Among the most popular and important spiritually related online activities:

- Thirty-eight percent of the nation's 128 million Internet users have sent and received email with spiritual content.
- Thirty-five percent have sent or received online greeting cards related to religious holidays.
- Thirty-two percent have gone online to read news accounts of religious events and affairs.
- Twenty-one percent have sought information about how to celebrate religious holidays.
- Seventeen percent have looked for information about where they could attend religious services.
- Seven percent have made or responded to online prayer requests.
- Seven percent have made donations to religious organizations or charities.

==Phone evangelism==
This approach to evangelism involves using phones to contact people in order to spread the gospel to them. This sometimes takes the form of random phone calls, or is done after someone contacts the evangelist to recommend people to whom a person may want the evangelist to evangelize.
The huge growth in cell phones and other mobile devices is opening up the way for new and creative
methods of evangelism.

==Personal evangelism==
Sometimes referred to as "one to one" or "personal work", this approach to evangelism is when one Christian evangelizes to, typically, one non-Christian, or only a few non-Christians, in a private manner. A 1982 Gallup Poll revealed that 51 percent of all Americans had tried to convince someone to become a Christian during their life.

== Creation evangelism ==

Not to be confused with creative evangelism, creation evangelism uses the truths of modern science to try and demonstrate the scientific accuracy of events described in the Bible, usually those found in Genesis. The evangelist may influence a listener to believe in the existence of God and His certain judgment described in the Bible; eventually leading the person to become saved through Jesus Christ.

== Archaeology evangelism ==

Used with considerable success by groups such as Seventh-day Adventists and Christadelphians, practitioners use archaeological discoveries to demonstrate the historical and prophetic reliability of the Bible. The ready availability of archaeological programs on radio and television has made this approach less popular and effective than in earlier years. At one time this approach drew large crowds to London's New Gallery Theatre and the Opera House in Sydney with David Down, as well as many less prestigious venues such as halls and churches.

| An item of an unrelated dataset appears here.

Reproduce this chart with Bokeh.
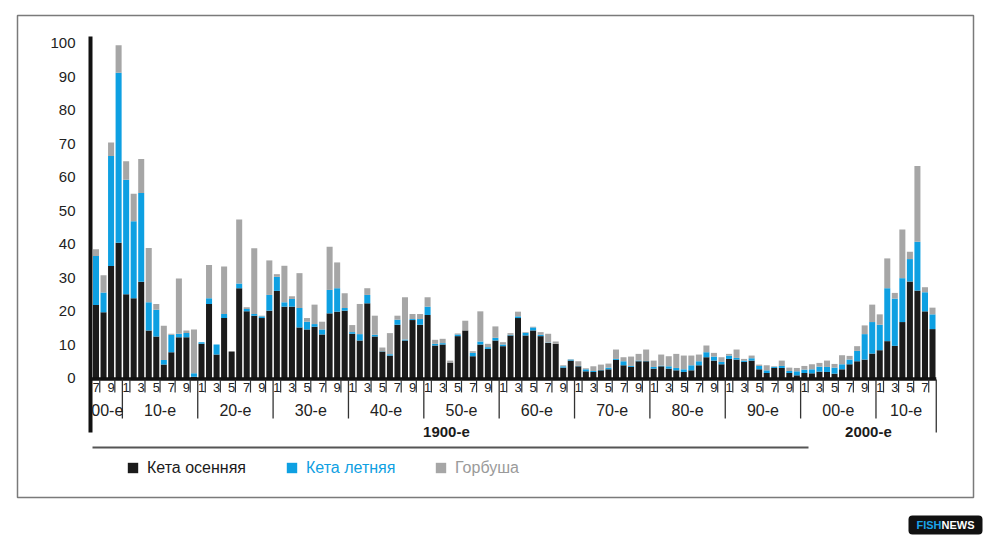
from bokeh.plotting import figure
from bokeh.models import ColumnDataSource, FixedTicker, Legend, LegendItem, Range1d
from bokeh.core.properties import value
from bokeh.embed import file_html
from bokeh.resources import INLINE

# ---------------- data ----------------
years = list(range(1907, 2019))

autumn = [
    21.8, 19.6, 33.4, 40.4,
    25.0, 23.8, 28.7, 14.2, 12.4, 4.0, 7.7, 12.2, 12.2, 0.4,
    10.2, 22.1, 7.0, 17.9, 7.9, 26.8, 19.9, 18.6, 17.9, 20.1,
    26.0, 21.3, 21.3, 15.1, 14.5, 15.3, 13.0, 19.3, 19.8, 20.1,
    13.2, 11.2, 22.3, 12.4, 7.9, 6.7, 15.9, 11.2, 17.3, 15.9,
    18.8, 9.7, 10.0, 4.6, 12.5, 14.2, 6.5, 10.0, 8.7, 11.2,
    9.5, 12.7, 17.9, 12.7, 14.2, 12.5, 10.5, 10.2, 3.1, 5.2,
    3.5, 2.0, 1.8, 2.3, 2.6, 5.4, 3.8, 3.3, 5.0, 5.0,
    2.8, 3.5, 2.8, 2.3, 1.8, 2.3, 3.8, 6.2, 5.2, 4.1,
    5.7, 5.5, 4.8, 5.2, 2.6, 1.5, 3.0, 3.0, 1.5, 0.8,
    1.5, 1.4, 1.9, 1.8, 1.3, 2.6, 4.1, 5.0, 5.5, 7.3,
    8.3, 11.0, 9.6, 16.7, 28.8, 26.1, 19.9, 14.6,
]
summer = [
    14.6, 5.9, 32.9, 50.7,
    34.2, 23.0, 26.5, 8.4, 8.0, 1.4, 5.2, 1.0, 1.2, 1.0,
    0.5, 1.7, 3.0, 1.2, 0.0, 1.4, 0.7, 0.5, 0.5, 4.7,
    4.2, 1.3, 2.3, 5.8, 2.3, 0.8, 1.5, 7.0, 7.0, 0.8,
    0.5, 1.9, 2.5, 0.5, 0.1, 0.4, 1.5, 0.3, 0.3, 1.7,
    2.5, 0.5, 0.4, 0.0, 0.5, 0.0, 1.0, 0.9, 0.5, 0.8,
    0.5, 0.2, 0.5, 0.8, 0.9, 0.4, 0.1, 0.0, 0.4, 0.3,
    0.1, 0.6, 0.3, 0.1, 0.5, 0.3, 1.2, 0.3, 0.2, 0.1,
    0.5, 0.2, 0.7, 0.7, 0.8, 1.5, 1.2, 1.5, 1.2, 0.7,
    1.0, 0.5, 0.4, 0.7, 1.0, 0.8, 0.3, 0.6, 0.6, 1.2,
    1.0, 1.2, 1.5, 1.5, 1.8, 1.5, 1.4, 3.1, 7.6, 9.4,
    7.6, 15.8, 14.1, 13.1, 6.7, 14.6, 5.7, 4.4,
]
pink = [
    2.0, 5.2, 4.0, 8.2,
    5.5, 8.2, 10.2, 16.2, 1.7, 10.2, 0.3, 16.5, 0.8, 13.1,
    0.0, 9.9, 0.0, 14.2, 0.0, 19.1, 0.5, 19.6, 0.2, 10.3,
    0.8, 10.9, 0.8, 10.4, 1.1, 5.8, 2.3, 12.9, 7.7, 4.4,
    2.1, 9.0, 2.0, 5.7, 1.1, 6.3, 1.2, 12.6, 1.5, 1.5,
    2.8, 1.2, 1.3, 0.6, 0.3, 2.9, 0.5, 9.0, 1.0, 3.4,
    0.7, 0.5, 1.4, 0.2, 0.2, 0.8, 2.6, 0.7, 0.3, 0.1,
    1.4, 0.3, 1.4, 1.6, 1.2, 2.8, 1.2, 2.8, 2.0, 3.4,
    1.9, 3.3, 3.0, 4.2, 4.1, 2.9, 2.0, 2.0, 1.1, 1.4,
    0.5, 2.5, 0.5, 0.8, 0.4, 1.5, 0.2, 1.6, 1.0, 1.0,
    1.1, 1.5, 1.1, 1.9, 1.1, 2.7, 1.1, 1.4, 2.6, 5.2,
    3.1, 8.9, 1.7, 14.5, 2.2, 22.6, 1.5, 2.0,
]

series_names = ["Кета осенняя", "Кета летняя", "Горбуша"]
series_colors = ["#1b1b1b", "#0ea0e2", "#a6a6a6"]
legend_text_colors = ["#1b1b1b", "#0ea0e2", "#9a9a9a"]
y_ticks = [0, 10, 20, 30, 40, 50, 60, 70, 80, 90, 100]
decade_labels = ["00-е", "10-е", "20-е", "30-е", "40-е", "50-е", "60-е",
                 "70-е", "80-е", "90-е", "00-е", "10-е"]
century_labels = ["1900-е", "2000-е"]

# ---------------- layout (canvas pixels) ----------------
W, H = 990, 542
FRAME_L = 10
X0_PAGE, X_STEP = 95.5, 7.536      # canvas x of first year, px per year
Y0_PAGE, Y_STEP = 377.5, 3.35      # canvas y of value 0, px per unit
AXIS_PX = 90


def px_x(px):
    return years[0] + (px - X0_PAGE) / X_STEP


def px_y(py):
    return (Y0_PAGE - py) / Y_STEP


p = figure(width=W, height=H,
           x_range=Range1d(px_x(FRAME_L), px_x(W)),
           y_range=Range1d(px_y(H), px_y(0)),
           x_axis_location=None, y_axis_location="left",
           toolbar_location=None, output_backend="svg",
           min_border_left=FRAME_L, min_border_right=0,
           min_border_top=0, min_border_bottom=0,
           outline_line_color=None, background_fill_color="white",
           border_fill_color="white")
p.grid.grid_line_color = None

# outer frame of the chart
p.quad(left=[px_x(17)], right=[px_x(973)], top=[px_y(15)], bottom=[px_y(497)],
       fill_color=None, line_color="#7a7a7a", line_width=1.5)

src = ColumnDataSource(dict(year=years, autumn=autumn, summer=summer, pink=pink))
rs = p.vbar_stack(["autumn", "summer", "pink"], x="year", width=0.8,
                  fill_color=series_colors, line_color=None, source=src)

# y axis: labels pulled inside (negative standoff), thick line drawn at AXIS_PX
ax = p.yaxis[0]
ax.ticker = FixedTicker(ticks=y_ticks)
ax.axis_line_color = None
ax.major_tick_line_color = None
ax.minor_tick_line_color = None
ax.major_tick_out = 0
ax.major_tick_in = 0
ax.major_label_standoff = -(75 - FRAME_L)
ax.major_label_text_font = "Liberation Sans"
ax.major_label_text_font_size = "15px"
ax.major_label_text_color = "#222222"

p.segment(x0=[px_x(AXIS_PX)], x1=[px_x(AXIS_PX)], y0=[px_y(432)], y1=[px_y(36)],
          line_color="#111111", line_width=4)

# category baseline
x_lo, x_hi = years[0] - 0.5, years[-1] + 0.5
p.segment(x0=[px_x(AXIS_PX)], x1=[x_hi], y0=[px_y(378.5)], y1=[px_y(378.5)],
          line_color="#111111", line_width=3.5)

# odd-year ticks and labels
odd = [y for y in years if y % 2 == 1]
tx = [y + 0.5 for y in odd]
p.segment(x0=tx, x1=tx, y0=[px_y(379)] * len(tx), y1=[px_y(392)] * len(tx),
          line_color="#333333", line_width=1.2)
p.text(x=odd, y=[px_y(387)] * len(odd), text=[str(y % 10) for y in odd],
       text_font=value("Liberation Sans"), text_font_size="13px",
       text_align="center", text_baseline="middle", text_color="#222222")

# decade separators and labels
edges = [x_lo] + [y + 0.5 for y in years if y % 10 == 0] + [x_hi]
inner = edges[1:-1]
p.segment(x0=inner, x1=inner, y0=[px_y(379)] * len(inner), y1=[px_y(418)] * len(inner),
          line_color="#333333", line_width=1.3)
p.segment(x0=[x_hi], x1=[x_hi], y0=[px_y(379)], y1=[px_y(432)],
          line_color="#333333", line_width=1.3)
centers = [(a + b) / 2 for a, b in zip(edges[:-1], edges[1:])]
p.text(x=centers, y=[px_y(410)] * len(centers), text=decade_labels,
       text_font=value("Liberation Sans"), text_font_size="16px",
       text_align="center", text_baseline="middle", text_color="#222222")

# century labels
split = [y + 0.5 for y in years if y == 2000][0]
cc = [(x_lo + split) / 2, (split + x_hi) / 2]
p.text(x=cc, y=[px_y(431)] * 2, text=century_labels,
       text_font=value("Liberation Sans"), text_font_size="15px", text_font_style="bold",
       text_align="center", text_baseline="middle", text_color="#1b1b1b")

# line above legend
p.segment(x0=[px_x(92)], x1=[px_x(808)], y0=[px_y(447)], y1=[px_y(447)],
          line_color="#555555", line_width=2)

# legends (one per item so each label keeps its colour)
lx = [126 - FRAME_L, 285 - FRAME_L, 434 - FRAME_L]
for r, name, tc, x in zip(rs, series_names, legend_text_colors, lx):
    leg = Legend(items=[LegendItem(label=name, renderers=[r])], location=(x, H - 476.5),
                 glyph_width=13, glyph_height=13, label_standoff=8,
                 label_text_font="Liberation Sans", label_text_font_size="16px",
                 label_text_color=tc, border_line_color=None,
                 background_fill_alpha=0, padding=0, margin=0, spacing=0)
    p.add_layout(leg)

# logo
p.quad(left=[px_x(908)], right=[px_x(982)], top=[px_y(515)], bottom=[px_y(534)],
       fill_color="#111111", line_color=None, border_radius=4)
p.text(x=[px_x(941)], y=[px_y(524.5)], text=["FISH"], text_font=value("Liberation Sans"),
       text_font_size="11px", text_font_style="bold", text_align="right",
       text_baseline="middle", text_color="#1aa3e8")
p.text(x=[px_x(941)], y=[px_y(524.5)], text=["NEWS"], text_font=value("Liberation Sans"),
       text_font_size="11px", text_font_style="bold", text_align="left",
       text_baseline="middle", text_color="#ffffff")

open("out.html", "w").write(file_html(p, INLINE))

== Prophetic evangelism ==

A method employed mainly by charismatic Christians. This is where (as its practitioners believe) God speaks through a Christian to a non-believer to say something that will prompt that person to seek God. On most occasions it is something that the speaker could not have known naturally; for example, someone who is having a secret affair may be told that God knows they are doing wrong and wants them to change their ways.

However, some critics of this approach note that other religions appear to use a similar method to spread their faith.

=== Treasure hunts ===

So called treasure hunts are a type of prophetic evangelism. A small group of Christians takes time to pray and listen to revelation from the Holy Spirit about people God wants the group to find. There is a close correlation to personal evangelism. This type of evangelism may be referred to as a game of searching for God's treasures, which are people. The group typically receives revelation, or "clues", consisting of places, clothing, hairstyle, or situations which will help identify the "treasure".

After receiving these revelations, the group goes out and looks for the people identified by the clues. Sometimes they are able to speak God's love and the Gospel of Jesus Christ into somebody's life. On other occasions the group prays for the person's healing or other needs.

The main focus in this type of evangelism is to let people know that they are valuable to God and that God is searching for them as his treasure.

== Use of props ==

Various props may serve as visual aids to accompany the verbal explanation of the Gospel message in many of the above approaches. Such props include variations on the Wordless Book, commercial products such as the eCube, and specialized flannelgraph or flip chart sets.